Registered user since Wed 2 May 2018
Marco Autili is a Professor of Software Engineering at the Department of Information Engineering, Computer Science, and Mathematics (DISIM), University of L’Aquila.
He graduated with honors in Computer Science at the University of L’Aquila in April 2004, and received his Ph.D. in April 2008 with the highest distinction.
He collaborates with various companies and international research groups worldwide. He has consolidated experience in European Union and Italian research and development projects, serving as principal investigator, scientific and technical project leader, research unit coordinator, and work package leader.
He is the (co-)author of approximately 130 publications in international journals, conference proceedings, book chapters, and editorials.
He serves as a reviewer for several international conferences, workshops, and top-tier international journals. He is also an associate editor and a member of the editorial board for several international journals. Additionally, he acts as the lead guest editor for various special issues and thematic series and is actively involved in the organization of workshops and conferences in the field of Software Engineering.

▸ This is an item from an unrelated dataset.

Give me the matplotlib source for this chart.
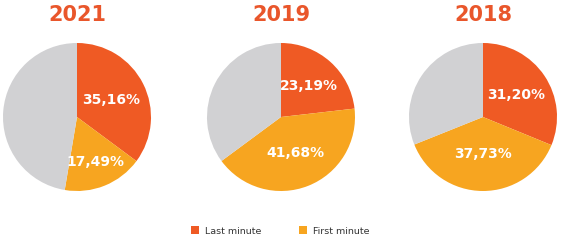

His research focuses on the application of automated software engineering techniques to the modeling, architecture, and analysis of complex systems. The overarching goal is to simplify inherent system complexity for developers by leveraging expressive yet usable specification notations, languages, and architectural models, enabling AI-assisted automated engineering and reasoning for correct-by-construction adaptation, ethics operationalization, and the responsible integration of intelligent agents across the software development lifecycle.
His primary research contributions lie in the domains of self-aware systems that support autonomic self-management operations and autonomous self-adaptive behaviors, including multi-robot systems. These systems involve computing resources endowed with self-managing and decision-making capabilities, adapting dynamically to unpredictable changes, emerging goals, changing contexts, and end-user ethical preferences.